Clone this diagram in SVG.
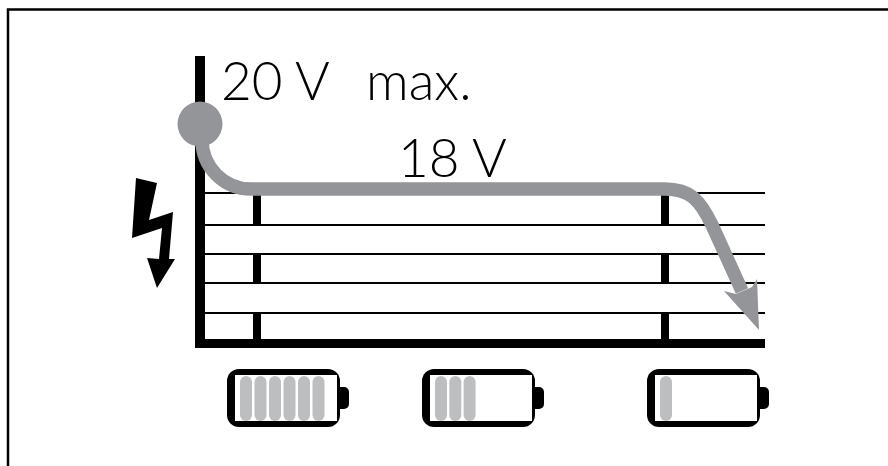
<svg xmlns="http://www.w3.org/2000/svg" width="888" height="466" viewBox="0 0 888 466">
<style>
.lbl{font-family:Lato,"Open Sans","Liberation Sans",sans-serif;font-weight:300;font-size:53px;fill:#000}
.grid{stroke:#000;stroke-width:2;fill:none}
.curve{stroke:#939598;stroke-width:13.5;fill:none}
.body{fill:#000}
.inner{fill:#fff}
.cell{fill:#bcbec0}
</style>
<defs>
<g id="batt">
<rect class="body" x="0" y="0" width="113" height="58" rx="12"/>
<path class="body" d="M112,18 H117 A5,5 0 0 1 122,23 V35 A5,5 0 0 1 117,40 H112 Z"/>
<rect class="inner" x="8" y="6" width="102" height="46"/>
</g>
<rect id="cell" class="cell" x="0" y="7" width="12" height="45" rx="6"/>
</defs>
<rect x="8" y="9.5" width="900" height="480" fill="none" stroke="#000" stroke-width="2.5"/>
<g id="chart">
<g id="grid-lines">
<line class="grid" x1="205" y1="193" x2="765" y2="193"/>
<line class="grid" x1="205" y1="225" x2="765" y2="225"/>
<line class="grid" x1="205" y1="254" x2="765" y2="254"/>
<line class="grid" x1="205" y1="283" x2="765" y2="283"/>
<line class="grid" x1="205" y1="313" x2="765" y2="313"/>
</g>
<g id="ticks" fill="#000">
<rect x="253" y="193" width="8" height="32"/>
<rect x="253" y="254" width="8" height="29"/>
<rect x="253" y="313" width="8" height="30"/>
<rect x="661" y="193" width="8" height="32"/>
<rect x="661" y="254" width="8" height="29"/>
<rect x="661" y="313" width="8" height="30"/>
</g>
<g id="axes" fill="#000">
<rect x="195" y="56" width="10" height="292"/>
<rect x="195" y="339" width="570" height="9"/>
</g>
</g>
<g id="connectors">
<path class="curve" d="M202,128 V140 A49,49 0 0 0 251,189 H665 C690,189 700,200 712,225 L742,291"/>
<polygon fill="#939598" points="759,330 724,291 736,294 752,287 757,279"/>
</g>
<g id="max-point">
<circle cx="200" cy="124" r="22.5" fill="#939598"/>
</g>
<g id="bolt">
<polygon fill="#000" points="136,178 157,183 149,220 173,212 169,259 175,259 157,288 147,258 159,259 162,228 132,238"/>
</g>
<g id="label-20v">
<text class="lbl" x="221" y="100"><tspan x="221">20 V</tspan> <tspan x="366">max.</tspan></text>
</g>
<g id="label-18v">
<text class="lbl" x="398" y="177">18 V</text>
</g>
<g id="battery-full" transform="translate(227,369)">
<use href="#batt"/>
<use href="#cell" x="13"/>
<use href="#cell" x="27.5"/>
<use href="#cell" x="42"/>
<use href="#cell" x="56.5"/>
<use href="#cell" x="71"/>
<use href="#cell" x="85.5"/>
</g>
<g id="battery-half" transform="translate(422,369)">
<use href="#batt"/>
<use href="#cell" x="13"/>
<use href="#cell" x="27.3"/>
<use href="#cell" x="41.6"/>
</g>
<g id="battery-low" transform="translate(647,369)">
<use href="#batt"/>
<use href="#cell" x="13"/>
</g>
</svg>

########################################

Exclude every picture and copy the remaining data exactly.

Clone this diagram in SVG.
<svg xmlns="http://www.w3.org/2000/svg" width="888" height="466" viewBox="0 0 888 466">
<style>
.lbl{font-family:Lato,"Open Sans","Liberation Sans",sans-serif;font-weight:300;font-size:53px;fill:#000}
.grid{stroke:#000;stroke-width:2;fill:none}
.curve{stroke:#939598;stroke-width:13.5;fill:none}
.body{fill:#000}
.inner{fill:#fff}
.cell{fill:#bcbec0}
</style>
<defs>
<g id="batt">
<rect class="body" x="0" y="0" width="113" height="58" rx="12"/>
<path class="body" d="M112,18 H117 A5,5 0 0 1 122,23 V35 A5,5 0 0 1 117,40 H112 Z"/>
<rect class="inner" x="8" y="6" width="102" height="46"/>
</g>
<rect id="cell" class="cell" x="0" y="7" width="12" height="45" rx="6"/>
</defs>
<rect x="8" y="9.5" width="900" height="480" fill="none" stroke="#000" stroke-width="2.5"/>
<g id="chart">
<g id="grid-lines">
<line class="grid" x1="205" y1="193" x2="765" y2="193"/>
<line class="grid" x1="205" y1="225" x2="765" y2="225"/>
<line class="grid" x1="205" y1="254" x2="765" y2="254"/>
<line class="grid" x1="205" y1="283" x2="765" y2="283"/>
<line class="grid" x1="205" y1="313" x2="765" y2="313"/>
</g>
<g id="ticks" fill="#000">
<rect x="253" y="193" width="8" height="32"/>
<rect x="253" y="254" width="8" height="29"/>
<rect x="253" y="313" width="8" height="30"/>
<rect x="661" y="193" width="8" height="32"/>
<rect x="661" y="254" width="8" height="29"/>
<rect x="661" y="313" width="8" height="30"/>
</g>
<g id="axes" fill="#000">
<rect x="195" y="56" width="10" height="292"/>
<rect x="195" y="339" width="570" height="9"/>
</g>
</g>
<g id="connectors">
<path class="curve" d="M202,128 V140 A49,49 0 0 0 251,189 H665 C690,189 700,200 712,225 L742,291"/>
<polygon fill="#939598" points="759,330 724,291 736,294 752,287 757,279"/>
</g>
<g id="max-point">
<circle cx="200" cy="124" r="22.5" fill="#939598"/>
</g>
<g id="bolt">
<polygon fill="#000" points="136,178 157,183 149,220 173,212 169,259 175,259 157,288 147,258 159,259 162,228 132,238"/>
</g>
<g id="label-20v">
<text class="lbl" x="221" y="100"><tspan x="221">20 V</tspan> <tspan x="366">max.</tspan></text>
</g>
<g id="label-18v">
<text class="lbl" x="398" y="177">18 V</text>
</g>
<g id="battery-full" transform="translate(227,369)">
<use href="#batt"/>
<use href="#cell" x="13"/>
<use href="#cell" x="27.5"/>
<use href="#cell" x="42"/>
<use href="#cell" x="56.5"/>
<use href="#cell" x="71"/>
<use href="#cell" x="85.5"/>
</g>
<g id="battery-half" transform="translate(422,369)">
<use href="#batt"/>
<use href="#cell" x="13"/>
<use href="#cell" x="27.3"/>
<use href="#cell" x="41.6"/>
</g>
<g id="battery-low" transform="translate(647,369)">
<use href="#batt"/>
<use href="#cell" x="13"/>
</g>
</svg>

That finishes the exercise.